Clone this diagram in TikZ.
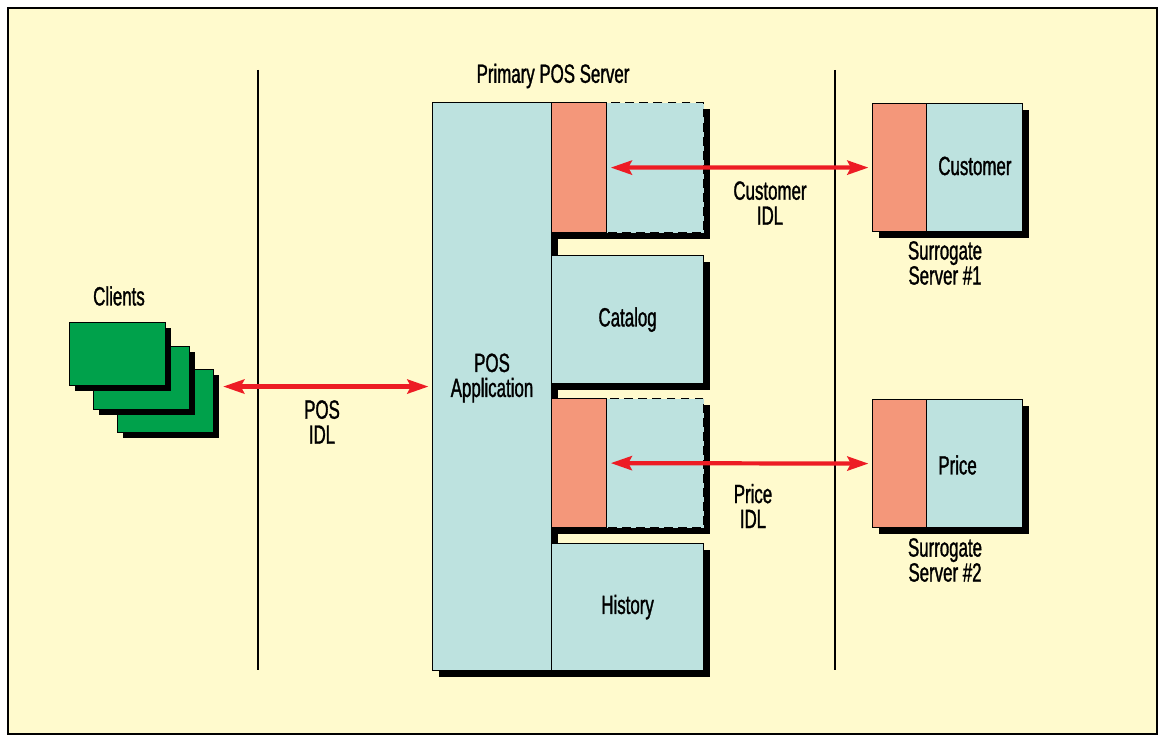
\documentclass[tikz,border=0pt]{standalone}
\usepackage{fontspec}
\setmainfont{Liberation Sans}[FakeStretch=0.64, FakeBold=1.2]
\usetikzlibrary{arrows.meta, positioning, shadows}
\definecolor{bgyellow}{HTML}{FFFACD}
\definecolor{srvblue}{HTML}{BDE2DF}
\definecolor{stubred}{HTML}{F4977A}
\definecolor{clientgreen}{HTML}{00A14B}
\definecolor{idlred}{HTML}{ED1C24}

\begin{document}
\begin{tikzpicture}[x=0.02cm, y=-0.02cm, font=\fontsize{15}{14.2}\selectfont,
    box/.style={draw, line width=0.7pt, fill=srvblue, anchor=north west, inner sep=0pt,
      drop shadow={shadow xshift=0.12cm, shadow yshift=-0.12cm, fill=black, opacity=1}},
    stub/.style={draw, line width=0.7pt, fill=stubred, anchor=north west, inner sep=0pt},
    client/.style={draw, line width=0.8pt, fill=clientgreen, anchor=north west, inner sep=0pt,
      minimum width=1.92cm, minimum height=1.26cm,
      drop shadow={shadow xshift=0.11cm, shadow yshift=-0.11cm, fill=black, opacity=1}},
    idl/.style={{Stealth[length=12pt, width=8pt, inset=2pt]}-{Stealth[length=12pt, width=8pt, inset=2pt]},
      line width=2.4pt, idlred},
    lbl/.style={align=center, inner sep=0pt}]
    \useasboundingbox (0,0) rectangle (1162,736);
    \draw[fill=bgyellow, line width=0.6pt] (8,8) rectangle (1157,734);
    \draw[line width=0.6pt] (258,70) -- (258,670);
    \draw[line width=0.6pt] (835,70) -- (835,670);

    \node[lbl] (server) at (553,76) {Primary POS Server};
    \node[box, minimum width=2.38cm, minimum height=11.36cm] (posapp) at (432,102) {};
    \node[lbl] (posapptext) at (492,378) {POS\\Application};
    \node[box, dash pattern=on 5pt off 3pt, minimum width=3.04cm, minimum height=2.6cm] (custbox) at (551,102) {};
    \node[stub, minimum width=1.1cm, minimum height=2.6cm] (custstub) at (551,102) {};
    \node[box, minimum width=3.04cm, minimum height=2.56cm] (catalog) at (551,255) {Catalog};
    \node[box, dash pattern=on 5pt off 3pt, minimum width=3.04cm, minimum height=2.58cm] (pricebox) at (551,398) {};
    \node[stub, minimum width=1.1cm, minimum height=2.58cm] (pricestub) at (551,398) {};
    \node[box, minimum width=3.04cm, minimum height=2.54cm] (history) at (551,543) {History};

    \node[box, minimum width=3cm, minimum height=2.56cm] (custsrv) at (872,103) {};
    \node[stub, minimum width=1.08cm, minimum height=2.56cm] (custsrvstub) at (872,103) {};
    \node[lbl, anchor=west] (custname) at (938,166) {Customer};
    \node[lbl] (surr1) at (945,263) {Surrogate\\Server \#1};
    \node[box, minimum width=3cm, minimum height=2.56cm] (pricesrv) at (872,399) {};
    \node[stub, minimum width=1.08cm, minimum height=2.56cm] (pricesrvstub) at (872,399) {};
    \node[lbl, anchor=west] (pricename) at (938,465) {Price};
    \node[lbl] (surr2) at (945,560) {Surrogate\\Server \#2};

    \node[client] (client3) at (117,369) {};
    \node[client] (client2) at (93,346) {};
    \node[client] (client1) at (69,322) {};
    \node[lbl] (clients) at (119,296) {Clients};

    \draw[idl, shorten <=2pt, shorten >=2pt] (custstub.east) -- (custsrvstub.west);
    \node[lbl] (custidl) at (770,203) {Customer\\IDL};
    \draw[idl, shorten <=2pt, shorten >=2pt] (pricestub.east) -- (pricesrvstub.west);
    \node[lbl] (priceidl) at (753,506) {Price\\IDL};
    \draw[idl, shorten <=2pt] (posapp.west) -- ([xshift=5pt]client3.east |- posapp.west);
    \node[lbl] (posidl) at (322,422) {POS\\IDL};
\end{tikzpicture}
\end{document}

++++

* [Prompt]
Repeat all the data as it stands, dropping any images it holds.

* [Solution below]
Clone this diagram in TikZ.
\documentclass[tikz,border=0pt]{standalone}
\usepackage{fontspec}
\setmainfont{Liberation Sans}[FakeStretch=0.64, FakeBold=1.2]
\usetikzlibrary{arrows.meta, positioning, shadows}
\definecolor{bgyellow}{HTML}{FFFACD}
\definecolor{srvblue}{HTML}{BDE2DF}
\definecolor{stubred}{HTML}{F4977A}
\definecolor{clientgreen}{HTML}{00A14B}
\definecolor{idlred}{HTML}{ED1C24}

\begin{document}
\begin{tikzpicture}[x=0.02cm, y=-0.02cm, font=\fontsize{15}{14.2}\selectfont,
    box/.style={draw, line width=0.7pt, fill=srvblue, anchor=north west, inner sep=0pt,
      drop shadow={shadow xshift=0.12cm, shadow yshift=-0.12cm, fill=black, opacity=1}},
    stub/.style={draw, line width=0.7pt, fill=stubred, anchor=north west, inner sep=0pt},
    client/.style={draw, line width=0.8pt, fill=clientgreen, anchor=north west, inner sep=0pt,
      minimum width=1.92cm, minimum height=1.26cm,
      drop shadow={shadow xshift=0.11cm, shadow yshift=-0.11cm, fill=black, opacity=1}},
    idl/.style={{Stealth[length=12pt, width=8pt, inset=2pt]}-{Stealth[length=12pt, width=8pt, inset=2pt]},
      line width=2.4pt, idlred},
    lbl/.style={align=center, inner sep=0pt}]
    \useasboundingbox (0,0) rectangle (1162,736);
    \draw[fill=bgyellow, line width=0.6pt] (8,8) rectangle (1157,734);
    \draw[line width=0.6pt] (258,70) -- (258,670);
    \draw[line width=0.6pt] (835,70) -- (835,670);

    \node[lbl] (server) at (553,76) {Primary POS Server};
    \node[box, minimum width=2.38cm, minimum height=11.36cm] (posapp) at (432,102) {};
    \node[lbl] (posapptext) at (492,378) {POS\\Application};
    \node[box, dash pattern=on 5pt off 3pt, minimum width=3.04cm, minimum height=2.6cm] (custbox) at (551,102) {};
    \node[stub, minimum width=1.1cm, minimum height=2.6cm] (custstub) at (551,102) {};
    \node[box, minimum width=3.04cm, minimum height=2.56cm] (catalog) at (551,255) {Catalog};
    \node[box, dash pattern=on 5pt off 3pt, minimum width=3.04cm, minimum height=2.58cm] (pricebox) at (551,398) {};
    \node[stub, minimum width=1.1cm, minimum height=2.58cm] (pricestub) at (551,398) {};
    \node[box, minimum width=3.04cm, minimum height=2.54cm] (history) at (551,543) {History};

    \node[box, minimum width=3cm, minimum height=2.56cm] (custsrv) at (872,103) {};
    \node[stub, minimum width=1.08cm, minimum height=2.56cm] (custsrvstub) at (872,103) {};
    \node[lbl, anchor=west] (custname) at (938,166) {Customer};
    \node[lbl] (surr1) at (945,263) {Surrogate\\Server \#1};
    \node[box, minimum width=3cm, minimum height=2.56cm] (pricesrv) at (872,399) {};
    \node[stub, minimum width=1.08cm, minimum height=2.56cm] (pricesrvstub) at (872,399) {};
    \node[lbl, anchor=west] (pricename) at (938,465) {Price};
    \node[lbl] (surr2) at (945,560) {Surrogate\\Server \#2};

    \node[client] (client3) at (117,369) {};
    \node[client] (client2) at (93,346) {};
    \node[client] (client1) at (69,322) {};
    \node[lbl] (clients) at (119,296) {Clients};

    \draw[idl, shorten <=2pt, shorten >=2pt] (custstub.east) -- (custsrvstub.west);
    \node[lbl] (custidl) at (770,203) {Customer\\IDL};
    \draw[idl, shorten <=2pt, shorten >=2pt] (pricestub.east) -- (pricesrvstub.west);
    \node[lbl] (priceidl) at (753,506) {Price\\IDL};
    \draw[idl, shorten <=2pt] (posapp.west) -- ([xshift=5pt]client3.east |- posapp.west);
    \node[lbl] (posidl) at (322,422) {POS\\IDL};
\end{tikzpicture}
\end{document}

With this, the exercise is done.